I’ll admit, I heart old-school John Grisham.  The Firm, The Pelican Brief, The Client.  My stack of ten paperbacks stands as ­a (sad and wobbly) monument to my sadly un-ironic love of stories featuring small-town lawyers, poor defendants, bad guys in black hats or black suits, all soaked in bourbon and sweet tea and set out to dry in the sun and dirt of the rural south.  (It also testifies to how much I love used bookstores).

Once his lawyers got richer and started turning into corporate douchebags in fancy cars and private jets, I aggressively lost interest.  The Confession reads like vintage Grisham.  It’s like The Chamber, but from the opposite side of the coin.  I read it straight through in three days, nose-in-book, doing things with one hand and trying not to bump into the walls, the way I read when I was a kid.  It made me want to watch The Client, and Dead Man Walking, and maybe also Thelma and Louise because I just love Susan Sarandon that much.

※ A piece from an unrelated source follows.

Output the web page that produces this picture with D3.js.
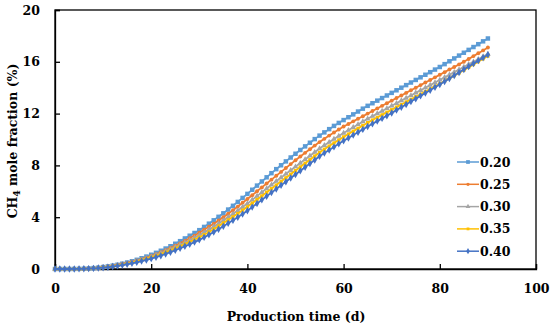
<!DOCTYPE html>
<html>
<head>
<meta charset="utf-8">
<script src="https://cdn.jsdelivr.net/npm/d3@7"></script>
<style>
  html, body { margin: 0; padding: 0; background: #fff; }
  svg { display: block; }
  text { font-family: "DejaVu Serif", serif; font-weight: bold; fill: #000; }
</style>
</head>
<body>
<svg id="chart" width="550" height="326"></svg>
<script>
// ---- data ----
const days = d3.range(0, 91); // production time (d), one point per day
const seriesNames = ["0.20", "0.25", "0.30", "0.35", "0.40"];
const colors = ["#5B9BD5", "#ED7D31", "#A5A5A5", "#FFC000", "#4472C4"];
const xTicks = [0, 20, 40, 60, 80, 100];
const yTicks = [0, 4, 8, 12, 16, 20];

const s020 = [0,0,0,0,0.005,0.01, 0.02,0.04,0.07,0.1,0.15, 0.2,0.26,0.33,0.41,0.5, 0.6,0.71,0.83,0.96,1.1,
  1.25,1.41,1.58,1.76,1.95, 2.15,2.36,2.57,2.78,3.0, 3.25,3.5,3.76,4.03,4.3, 4.59,4.88,5.18,5.49,5.8,
  6.12,6.44,6.76,7.08,7.4, 7.71,8.01,8.31,8.61,8.9, 9.19,9.47,9.75,10.03,10.3, 10.55,10.8,11.05,11.28,11.5,
  11.72,11.94,12.16,12.38,12.6, 12.8,13.0,13.2,13.4,13.6, 13.8,14.0,14.2,14.4,14.6, 14.8,15.0,15.2,15.4,15.6,
  15.82,16.04,16.26,16.48,16.7, 16.92,17.14,17.36,17.58,17.8];
const s025 = [0,0,0,0,0.005,0.01, 0.02,0.04,0.06,0.1,0.14, 0.19,0.25,0.31,0.39,0.47, 0.56,0.66,0.76,0.88,1.0,
  1.14,1.29,1.45,1.62,1.8, 1.98,2.17,2.37,2.58,2.8, 3.03,3.26,3.5,3.75,4.0, 4.27,4.54,4.82,5.11,5.4,
  5.7,6.0,6.3,6.6,6.9, 7.2,7.5,7.8,8.1,8.4, 8.69,8.97,9.25,9.53,9.8, 10.05,10.3,10.54,10.77,11.0,
  11.2,11.4,11.6,11.8,12.0, 12.2,12.4,12.6,12.8,13.0, 13.2,13.4,13.6,13.8,14.0, 14.2,14.4,14.6,14.8,15.0,
  15.2,15.4,15.6,15.8,16.0, 16.22,16.44,16.66,16.88,17.1];
const s030 = [0,0,0,0,0.005,0.01, 0.02,0.03,0.06,0.09,0.13, 0.18,0.23,0.29,0.36,0.44, 0.53,0.62,0.72,0.83,0.95,
  1.08,1.22,1.37,1.53,1.7, 1.87,2.04,2.22,2.41,2.6, 2.82,3.04,3.27,3.51,3.75, 4.0,4.25,4.51,4.78,5.05,
  5.34,5.63,5.92,6.21,6.5, 6.78,7.06,7.34,7.62,7.9, 8.18,8.46,8.74,9.02,9.3, 9.55,9.79,10.03,10.27,10.5,
  10.72,10.94,11.16,11.38,11.6, 11.8,12.0,12.2,12.4,12.6, 12.8,13.0,13.2,13.4,13.6, 13.8,14.0,14.2,14.4,14.6,
  14.8,15.0,15.2,15.4,15.6, 15.8,16.0,16.2,16.4,16.6];
const s035 = [0,0,0,0,0.005,0.01, 0.02,0.03,0.05,0.08,0.12, 0.16,0.21,0.27,0.34,0.41, 0.49,0.58,0.68,0.79,0.9,
  1.02,1.15,1.29,1.44,1.6, 1.76,1.92,2.09,2.27,2.45, 2.65,2.86,3.08,3.31,3.55, 3.79,4.03,4.28,4.54,4.8,
  5.08,5.36,5.64,5.92,6.2, 6.48,6.76,7.04,7.32,7.6, 7.88,8.16,8.44,8.72,9.0, 9.25,9.49,9.73,9.97,10.2,
  10.42,10.64,10.86,11.08,11.3, 11.5,11.7,11.9,12.1,12.3, 12.5,12.7,12.9,13.1,13.3, 13.5,13.7,13.9,14.1,14.3,
  14.51,14.72,14.93,15.14,15.35, 15.57,15.79,16.01,16.23,16.45];
const s040 = [0,0,0,0,0.005,0.01, 0.02,0.03,0.05,0.07,0.1, 0.14,0.19,0.24,0.3,0.37, 0.44,0.52,0.61,0.7,0.8,
  0.91,1.03,1.16,1.3,1.45, 1.6,1.75,1.91,2.08,2.25, 2.44,2.64,2.85,3.07,3.3, 3.53,3.76,4.0,4.25,4.5,
  4.78,5.06,5.34,5.62,5.9, 6.18,6.46,6.74,7.02,7.3, 7.58,7.86,8.14,8.42,8.7, 8.95,9.19,9.43,9.67,9.9,
  10.12,10.34,10.56,10.78,11.0, 11.21,11.42,11.63,11.84,12.05, 12.27,12.49,12.71,12.93,13.15, 13.37,13.59,13.81,14.03,14.25,
  14.48,14.71,14.94,15.17,15.4, 15.63,15.86,16.09,16.32,16.55];
const seriesValues = [s020, s025, s030, s035, s040];

// ---- chart ----
const svg = d3.select("#chart");
const L = 55, R = 536, T = 10, B = 269;
const x = d3.scaleLinear().domain([0, 100]).range([L, R]);
const y = d3.scaleLinear().domain([0, 20]).range([B, T]);

const symbols = [d3.symbolSquare, d3.symbolCircle, d3.symbolTriangle, d3.symbolSquare, d3.symbolDiamond];
const symSizes = [20, 12, 14, 11, 16];
const fontSize = "12.5px";

// plot frame
svg.append("rect").attr("x", L).attr("y", T).attr("width", R - L).attr("height", B - T)
  .attr("fill", "none").attr("stroke", "#000").attr("stroke-width", 1.3);

// axes
const xAxis = svg.append("g").attr("transform", `translate(0,${B})`)
  .call(d3.axisBottom(x).tickValues(xTicks).tickSize(-5).tickPadding(15).tickFormat(d3.format("d")));
const yAxis = svg.append("g").attr("transform", `translate(${L},0)`)
  .call(d3.axisLeft(y).tickValues(yTicks).tickSize(-5).tickPadding(15).tickFormat(d3.format("d")));
[xAxis, yAxis].forEach(g => {
  g.select(".domain").attr("stroke", "#000").attr("stroke-width", 1.3);
  g.selectAll(".tick line").attr("stroke", "#000").attr("stroke-width", 1.3);
  g.selectAll(".tick text").style("font-size", fontSize).style("font-family", "DejaVu Serif").style("font-weight", "bold");
});

// series
const line = d3.line().x((d, i) => x(days[i])).y(d => y(d));
seriesValues.forEach((vals, k) => {
  const g = svg.append("g");
  g.append("path").datum(vals).attr("d", line).attr("fill", "none")
    .attr("stroke", colors[k]).attr("stroke-width", 1.8);
  g.selectAll("path.m").data(vals).join("path").attr("class", "m")
    .attr("transform", (d, i) => `translate(${x(days[i])},${y(d)})`)
    .attr("d", d3.symbol().type(symbols[k]).size(symSizes[k]))
    .attr("fill", colors[k]);
});

// legend
const lg = svg.append("g");
seriesNames.forEach((name, k) => {
  const yy = 162 + k * 22.3;
  lg.append("line").attr("x1", 457).attr("x2", 479).attr("y1", yy).attr("y2", yy)
    .attr("stroke", colors[k]).attr("stroke-width", 1.5);
  lg.append("path").attr("transform", `translate(468,${yy})`)
    .attr("d", d3.symbol().type(symbols[k]).size(symSizes[k] * 0.7)).attr("fill", colors[k]);
  lg.append("text").attr("x", 480).attr("y", yy).attr("dy", "0.36em")
    .style("font-size", fontSize).text(name);
});

// axis titles
svg.append("text").attr("x", 296).attr("y", 321).attr("text-anchor", "middle")
  .style("font-size", fontSize).text("Production time (d)");
const yt = svg.append("text").attr("transform", "translate(17,141) rotate(-90)")
  .attr("text-anchor", "middle").style("font-size", fontSize);
yt.append("tspan").text("CH");
yt.append("tspan").attr("dy", 3).style("font-size", "9px").text("4");
yt.append("tspan").attr("dy", -3).text(" mole fraction (%)");
</script>
</body>
</html>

The plot is so sadly familiar.  A cheerleader disappears and, after a couple of weeks, the police have no idea what happened to her.  They arrest Donte Drumm, an 18-year-old football player.  Legally an adult, he’s interrogated for hours without his parents, without a lawyer, without any recordings of the interrogation.  No physical evidence, no body, an anonymous tip to the cops, a confession full of factual inaccuracies and leading questions.  Any one of those things should add up to reasonable doubt…did I mention that he’s convicted of murder and they can’t prove that anyone’s dead?...but none of those things make a difference.

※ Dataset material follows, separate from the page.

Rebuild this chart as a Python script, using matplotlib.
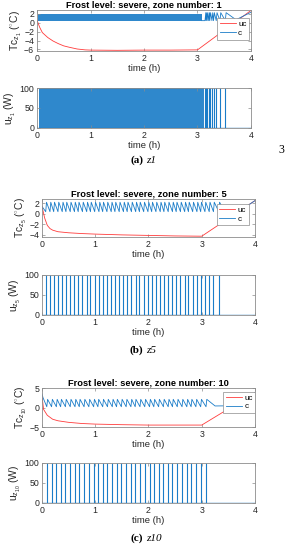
import matplotlib
matplotlib.use('Agg')
import matplotlib.pyplot as plt
import numpy as np

plt.rcParams['font.family'] = ['Liberation Sans', 'DejaVu Sans']
plt.rcParams['mathtext.fontset'] = 'custom'
plt.rcParams['mathtext.rm'] = 'Liberation Sans'
plt.rcParams['mathtext.it'] = 'Liberation Sans'

# zones shown in the three sub-figures
zones = [1, 5, 10]
letters = ['a', 'b', 'c']
hours = [0, 1, 2, 3, 4]
u_ticks = [0, 50, 100]

# uncontrolled temperature (uc)
uc1_t = [0, 0.05, 0.1, 0.2, 0.3, 0.4, 0.5, 0.6, 0.75, 0.9, 1.0, 1.5, 2.0, 2.5, 3.0, 4.0]
uc1_T = [0.6, -1.0, -2.2, -3.3, -4.1, -4.7, -5.2, -5.5, -5.9, -6.1, -6.15, -6.2, -6.15, -6.15, -6.1, 2.8]
uc5_t = [0, 0.05, 0.1, 0.15, 0.2, 0.3, 0.5, 0.75, 1.0, 1.5, 2.0, 2.5, 3.0, 4.0]
uc5_T = [1.4, -0.8, -2.2, -2.8, -3.1, -3.4, -3.6, -3.75, -3.85, -4.0, -4.1, -4.2, -4.25, 2.5]
uc10_t = [0, 0.03, 0.1, 0.2, 0.3, 0.5, 0.75, 1.0, 1.5, 2.0, 2.5, 3.0, 4.0]
uc10_T = [3.0, -0.5, -2.0, -3.0, -3.4, -3.8, -4.1, -4.25, -4.4, -4.5, -4.5, -4.5, 3.8]

# heater switch-on times (h)
on1 = [3.14, 3.16, 3.18, 3.21, 3.23, 3.27, 3.30, 3.35, 3.42, 3.52]
dense1 = [0.03, 3.12]          # zone 1 chatters too fast to resolve
band1_t = [0.02, 3.08]
band1_lo = [0.5, 0.5]
band1_hi = [2.0, 2.0]
on5 = [0.07, 0.15, 0.22, 0.30, 0.38, 0.45, 0.53, 0.61, 0.68, 0.76, 0.84, 0.91, 0.99, 1.07,
       1.14, 1.22, 1.30, 1.37, 1.45, 1.53, 1.60, 1.68, 1.76, 1.83, 1.91, 1.99, 2.06, 2.14,
       2.22, 2.29, 2.37, 2.45, 2.52, 2.60, 2.68, 2.75, 2.83, 2.91, 2.98, 3.06, 3.14, 3.22, 3.32]
on10 = [0.09, 0.18, 0.27, 0.35, 0.44, 0.53, 0.62, 0.70, 0.79, 0.88, 0.97, 1.05, 1.14, 1.23,
        1.32, 1.40, 1.49, 1.58, 1.67, 1.75, 1.84, 1.93, 2.02, 2.10, 2.19, 2.28, 2.37, 2.45,
        2.54, 2.63, 2.72, 2.80, 2.89, 2.98, 3.08]

# controlled temperature (c): trough / peak levels, start and end pieces
c_lo = [0.5, 0.4, 0.2]
c_hi = [2.3, 2.2, 2.1]
c1_head_t, c1_head_T = [3.08], [0.5]
c1_tail_t, c1_tail_T = [3.72, 4.0], [0.7, 2.4]
c5_head_t, c5_head_T = [0.0], [1.4]
c5_tail_t, c5_tail_T = [3.42, 3.72, 4.0], [0.6, 0.6, 2.5]
c10_head_t, c10_head_T = [0.0, 0.02], [3.5, 2.5]
c10_tail_t, c10_tail_T = [3.25, 3.6, 4.0], [0.4, 0.45, 3.8]

T_lims = [(-6.35, 2.9), (-4.4, 2.8), (-5, 5)]
T_ticks = [[-6, -4, -2, 0, 2], [-4, -2, 0, 2], [-5, 0, 5]]

red = '#ff3b3b'
blue = '#1a7cc8'
edge = '#8c8c8c'
ink = '#262626'


def sawtooth(head_t, head_T, on, lo, hi, tail_t, tail_T):
    t = list(head_t)
    T = list(head_T)
    for s in on:
        t += [s, s + 0.015]
        T += [lo, hi]
    return t + list(tail_t), T + list(tail_T)


def style(ax):
    for sp in ax.spines.values():
        sp.set_color(edge)
        sp.set_linewidth(0.6)
    ax.tick_params(direction='in', length=2, width=0.5, color=edge,
                   labelsize=6.3, pad=2, top=True, right=True, labelcolor=ink)
    ax.set_xlim(0, 4)
    ax.set_xticks(hours)
    ax.set_xlabel('time (h)', fontsize=6.8, labelpad=1, color=ink)


fig = plt.figure(figsize=(2.88, 5.5), dpi=100)

# [left, bottom, width, height] of temperature and heater axes per zone
top_pos = [[0.1285, 0.9073, 0.743, 0.0745],
           [0.1458, 0.5691, 0.7396, 0.069],
           [0.1458, 0.2236, 0.7396, 0.0709]]
bot_pos = [[0.1285, 0.7673, 0.743, 0.0727],
           [0.1458, 0.4273, 0.7396, 0.0727],
           [0.1458, 0.0855, 0.7396, 0.0727]]
leg_anchor = [(0.99, 0.80), (0.97, 0.87), (1.0, 0.91)]
cap_y = [0.709, 0.3636, 0.0218]

uc_t = [uc1_t, uc5_t, uc10_t]
uc_T = [uc1_T, uc5_T, uc10_T]
ons = [on1, on5, on10]
heads = [(c1_head_t, c1_head_T), (c5_head_t, c5_head_T), (c10_head_t, c10_head_T)]
tails = [(c1_tail_t, c1_tail_T), (c5_tail_t, c5_tail_T), (c10_tail_t, c10_tail_T)]

for i in range(3):
    z = zones[i]
    ax = fig.add_axes(top_pos[i])
    ax.plot(uc_t[i], uc_T[i], color=red, lw=0.6, label='uc')
    ct, cT = sawtooth(heads[i][0], heads[i][1], ons[i], c_lo[i], c_hi[i], tails[i][0], tails[i][1])
    if i == 0:
        ax.fill_between(band1_t, band1_lo, band1_hi, color='#2f88cc', lw=0)
    ax.plot(ct, cT, color=blue, lw=0.6, label='c')
    style(ax)
    ax.set_ylim(*T_lims[i])
    ax.set_yticks(T_ticks[i])
    ax.set_ylabel(r'Tc$_{z_{%d}}$ ($^{\circ}$C)' % z, fontsize=7.4, labelpad=0, color=ink)
    ax.set_title('Frost level: severe, zone number: %d' % z, fontsize=6.7,
                 fontweight='bold', pad=1.5)
    leg = ax.legend(loc='upper right', bbox_to_anchor=leg_anchor[i], fontsize=5.8,
                    handlelength=2.0, handletextpad=0.3, borderpad=0.3, labelspacing=0.15,
                    fancybox=False, framealpha=1, borderaxespad=0)
    leg.get_frame().set_edgecolor(edge)
    leg.get_frame().set_linewidth(0.5)

    bx = fig.add_axes(bot_pos[i])
    if i == 0:
        bx.fill_between(dense1, 0, 100, color='#2f88cc', lw=0)
    bx.vlines(ons[i], 0, 100, color=blue, lw=0.8)
    bx.plot([0, 4], [0, 0], color=blue, lw=1.0)
    style(bx)
    bx.set_ylim(0, 100)
    bx.set_yticks(u_ticks)
    bx.set_ylabel(r'u$_{z_{%d}}$ (W)' % z, fontsize=7.4, labelpad=1, color=ink)

    fig.text(0.497, cap_y[i], '(%s)' % letters[i], ha='right', va='center',
             family='Liberation Serif', fontweight='bold', fontsize=8)
    fig.text(0.507, cap_y[i], 'z%d' % z, ha='left', va='center',
             family='Liberation Serif', style='italic', fontsize=8)

fig.text(0.978, 0.727, '3', ha='center', va='center', family='Liberation Serif', fontsize=8.5)

fig.savefig('out.png', dpi=100)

I was about a third of the way through, on August 18th (trust me, the date’s significant), and realizing that Donte was going to be killed for something he didn’t do.  It made me feel horrible, because it reminded me of Damien from the West Memphis Three.  I ran the Arizona branch of the support group for years, spent a lot of hours tabling out on Roosevelt on First Fridays, telling anyone who would stand still long enough to listen about three boys in jail because they wore black clothes and listened to heavy metal.  I saw Wil Wheaton at a benefit years ago, and was so busy going ohmygodit’sWesleyCrusher!!! in my head that I was too shy to go up and say hi to him.   I hadn’t checked in with the effort for years, mostly because I was terrified that I’d find out that they’d set a date for execution or worse.   It was also the beginning of a bad time in my life, and a lot of my memories are colored with memories of a bad ex-boyfriend. 

In a weird moment of synergy from the universe, the next day the news broke that they were being released.  It was the happiest I’ve felt in a long time, and it felt wonderful to be so purely happy for someone else.  And it happened without the ex-boyfriend from hell.  It felt like, because I had the end of the experience by myself, he was cleansed from the entire experience.  Like someone took a giant bunch of sage and smudged him the fuck out of my memories.  I’m gonna wash that man right out of my hair, except with voodoo incense that you use to chase spirits from your home.  Suddenly, like everything was shiny and new, and a part of my old life was mine again.